• [Work instructions] Write out the full listing exactly as given, minus the images.

+--

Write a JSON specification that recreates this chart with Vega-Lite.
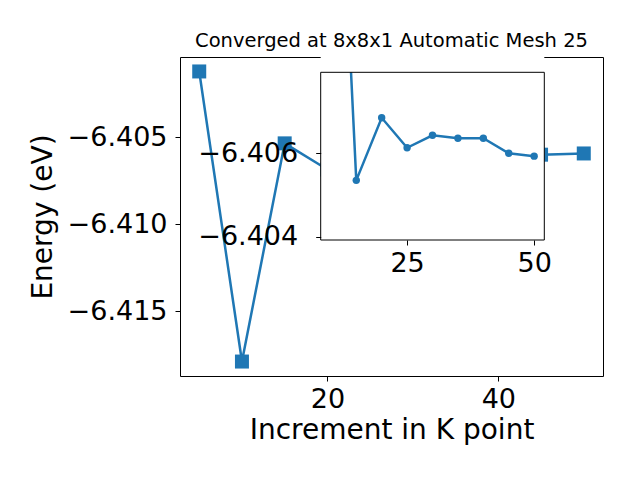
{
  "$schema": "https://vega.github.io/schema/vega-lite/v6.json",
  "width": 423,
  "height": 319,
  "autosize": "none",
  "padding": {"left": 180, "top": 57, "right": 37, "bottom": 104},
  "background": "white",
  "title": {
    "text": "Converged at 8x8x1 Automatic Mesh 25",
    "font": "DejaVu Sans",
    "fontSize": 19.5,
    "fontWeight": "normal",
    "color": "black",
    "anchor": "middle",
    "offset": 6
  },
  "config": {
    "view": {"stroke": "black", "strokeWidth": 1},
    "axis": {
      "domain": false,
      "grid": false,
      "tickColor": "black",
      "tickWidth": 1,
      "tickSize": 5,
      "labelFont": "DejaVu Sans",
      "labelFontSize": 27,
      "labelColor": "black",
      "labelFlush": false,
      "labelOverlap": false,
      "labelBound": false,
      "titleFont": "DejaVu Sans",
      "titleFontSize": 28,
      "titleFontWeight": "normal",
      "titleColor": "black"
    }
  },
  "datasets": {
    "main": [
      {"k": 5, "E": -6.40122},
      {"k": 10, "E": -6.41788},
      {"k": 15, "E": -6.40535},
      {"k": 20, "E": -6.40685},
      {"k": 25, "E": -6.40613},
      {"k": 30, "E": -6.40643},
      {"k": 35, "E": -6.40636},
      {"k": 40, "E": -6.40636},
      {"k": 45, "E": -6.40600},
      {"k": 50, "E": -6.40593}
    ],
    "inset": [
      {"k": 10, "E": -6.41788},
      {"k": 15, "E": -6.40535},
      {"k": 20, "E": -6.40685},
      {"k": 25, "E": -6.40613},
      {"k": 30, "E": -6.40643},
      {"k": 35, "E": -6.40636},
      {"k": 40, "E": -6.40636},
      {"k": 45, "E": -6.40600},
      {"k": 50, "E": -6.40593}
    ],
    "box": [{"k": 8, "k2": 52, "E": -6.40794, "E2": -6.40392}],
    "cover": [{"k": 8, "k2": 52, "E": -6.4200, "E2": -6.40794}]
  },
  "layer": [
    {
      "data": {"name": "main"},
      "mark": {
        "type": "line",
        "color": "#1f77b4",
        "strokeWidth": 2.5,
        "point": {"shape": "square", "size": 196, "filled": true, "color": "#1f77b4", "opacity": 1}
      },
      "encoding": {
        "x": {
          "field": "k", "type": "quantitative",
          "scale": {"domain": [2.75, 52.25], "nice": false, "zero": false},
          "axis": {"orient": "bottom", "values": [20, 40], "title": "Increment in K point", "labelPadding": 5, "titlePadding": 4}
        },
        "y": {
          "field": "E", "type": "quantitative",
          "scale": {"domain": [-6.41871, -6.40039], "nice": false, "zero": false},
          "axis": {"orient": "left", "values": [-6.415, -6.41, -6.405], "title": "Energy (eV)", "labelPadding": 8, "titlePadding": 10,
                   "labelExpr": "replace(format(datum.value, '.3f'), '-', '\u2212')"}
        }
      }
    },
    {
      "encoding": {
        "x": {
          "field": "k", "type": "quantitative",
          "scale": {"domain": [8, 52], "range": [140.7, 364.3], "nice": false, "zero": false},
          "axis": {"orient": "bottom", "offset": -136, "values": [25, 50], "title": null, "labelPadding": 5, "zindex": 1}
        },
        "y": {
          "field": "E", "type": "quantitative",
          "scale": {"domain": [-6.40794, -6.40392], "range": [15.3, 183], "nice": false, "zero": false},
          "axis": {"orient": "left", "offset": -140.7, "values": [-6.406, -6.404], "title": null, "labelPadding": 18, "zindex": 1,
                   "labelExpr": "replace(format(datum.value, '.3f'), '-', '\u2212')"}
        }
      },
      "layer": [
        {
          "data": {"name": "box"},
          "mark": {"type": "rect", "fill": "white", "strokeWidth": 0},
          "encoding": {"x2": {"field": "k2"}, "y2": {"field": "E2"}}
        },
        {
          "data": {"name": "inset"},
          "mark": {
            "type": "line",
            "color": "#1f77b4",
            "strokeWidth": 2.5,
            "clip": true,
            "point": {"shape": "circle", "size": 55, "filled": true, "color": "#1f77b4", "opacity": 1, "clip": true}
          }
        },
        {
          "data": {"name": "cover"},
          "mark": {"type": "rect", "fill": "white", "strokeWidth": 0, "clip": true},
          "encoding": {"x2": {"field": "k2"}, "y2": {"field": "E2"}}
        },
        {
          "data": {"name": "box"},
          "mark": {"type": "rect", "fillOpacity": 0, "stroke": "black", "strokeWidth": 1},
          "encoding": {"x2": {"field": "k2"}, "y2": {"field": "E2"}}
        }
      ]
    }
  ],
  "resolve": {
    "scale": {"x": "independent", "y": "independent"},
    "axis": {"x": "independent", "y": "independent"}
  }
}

+--

• [The result]
Write a JSON specification that recreates this chart with Vega-Lite.
{
  "$schema": "https://vega.github.io/schema/vega-lite/v6.json",
  "width": 423,
  "height": 319,
  "autosize": "none",
  "padding": {"left": 180, "top": 57, "right": 37, "bottom": 104},
  "background": "white",
  "title": {
    "text": "Converged at 8x8x1 Automatic Mesh 25",
    "font": "DejaVu Sans",
    "fontSize": 19.5,
    "fontWeight": "normal",
    "color": "black",
    "anchor": "middle",
    "offset": 6
  },
  "config": {
    "view": {"stroke": "black", "strokeWidth": 1},
    "axis": {
      "domain": false,
      "grid": false,
      "tickColor": "black",
      "tickWidth": 1,
      "tickSize": 5,
      "labelFont": "DejaVu Sans",
      "labelFontSize": 27,
      "labelColor": "black",
      "labelFlush": false,
      "labelOverlap": false,
      "labelBound": false,
      "titleFont": "DejaVu Sans",
      "titleFontSize": 28,
      "titleFontWeight": "normal",
      "titleColor": "black"
    }
  },
  "datasets": {
    "main": [
      {"k": 5, "E": -6.40122},
      {"k": 10, "E": -6.41788},
      {"k": 15, "E": -6.40535},
      {"k": 20, "E": -6.40685},
      {"k": 25, "E": -6.40613},
      {"k": 30, "E": -6.40643},
      {"k": 35, "E": -6.40636},
      {"k": 40, "E": -6.40636},
      {"k": 45, "E": -6.40600},
      {"k": 50, "E": -6.40593}
    ],
    "inset": [
      {"k": 10, "E": -6.41788},
      {"k": 15, "E": -6.40535},
      {"k": 20, "E": -6.40685},
      {"k": 25, "E": -6.40613},
      {"k": 30, "E": -6.40643},
      {"k": 35, "E": -6.40636},
      {"k": 40, "E": -6.40636},
      {"k": 45, "E": -6.40600},
      {"k": 50, "E": -6.40593}
    ],
    "box": [{"k": 8, "k2": 52, "E": -6.40794, "E2": -6.40392}],
    "cover": [{"k": 8, "k2": 52, "E": -6.4200, "E2": -6.40794}]
  },
  "layer": [
    {
      "data": {"name": "main"},
      "mark": {
        "type": "line",
        "color": "#1f77b4",
        "strokeWidth": 2.5,
        "point": {"shape": "square", "size": 196, "filled": true, "color": "#1f77b4", "opacity": 1}
      },
      "encoding": {
        "x": {
          "field": "k", "type": "quantitative",
          "scale": {"domain": [2.75, 52.25], "nice": false, "zero": false},
          "axis": {"orient": "bottom", "values": [20, 40], "title": "Increment in K point", "labelPadding": 5, "titlePadding": 4}
        },
        "y": {
          "field": "E", "type": "quantitative",
          "scale": {"domain": [-6.41871, -6.40039], "nice": false, "zero": false},
          "axis": {"orient": "left", "values": [-6.415, -6.41, -6.405], "title": "Energy (eV)", "labelPadding": 8, "titlePadding": 10,
                   "labelExpr": "replace(format(datum.value, '.3f'), '-', '\u2212')"}
        }
      }
    },
    {
      "encoding": {
        "x": {
          "field": "k", "type": "quantitative",
          "scale": {"domain": [8, 52], "range": [140.7, 364.3], "nice": false, "zero": false},
          "axis": {"orient": "bottom", "offset": -136, "values": [25, 50], "title": null, "labelPadding": 5, "zindex": 1}
        },
        "y": {
          "field": "E", "type": "quantitative",
          "scale": {"domain": [-6.40794, -6.40392], "range": [15.3, 183], "nice": false, "zero": false},
          "axis": {"orient": "left", "offset": -140.7, "values": [-6.406, -6.404], "title": null, "labelPadding": 18, "zindex": 1,
                   "labelExpr": "replace(format(datum.value, '.3f'), '-', '\u2212')"}
        }
      },
      "layer": [
        {
          "data": {"name": "box"},
          "mark": {"type": "rect", "fill": "white", "strokeWidth": 0},
          "encoding": {"x2": {"field": "k2"}, "y2": {"field": "E2"}}
        },
        {
          "data": {"name": "inset"},
          "mark": {
            "type": "line",
            "color": "#1f77b4",
            "strokeWidth": 2.5,
            "clip": true,
            "point": {"shape": "circle", "size": 55, "filled": true, "color": "#1f77b4", "opacity": 1, "clip": true}
          }
        },
        {
          "data": {"name": "cover"},
          "mark": {"type": "rect", "fill": "white", "strokeWidth": 0, "clip": true},
          "encoding": {"x2": {"field": "k2"}, "y2": {"field": "E2"}}
        },
        {
          "data": {"name": "box"},
          "mark": {"type": "rect", "fillOpacity": 0, "stroke": "black", "strokeWidth": 1},
          "encoding": {"x2": {"field": "k2"}, "y2": {"field": "E2"}}
        }
      ]
    }
  ],
  "resolve": {
    "scale": {"x": "independent", "y": "independent"},
    "axis": {"x": "independent", "y": "independent"}
  }
}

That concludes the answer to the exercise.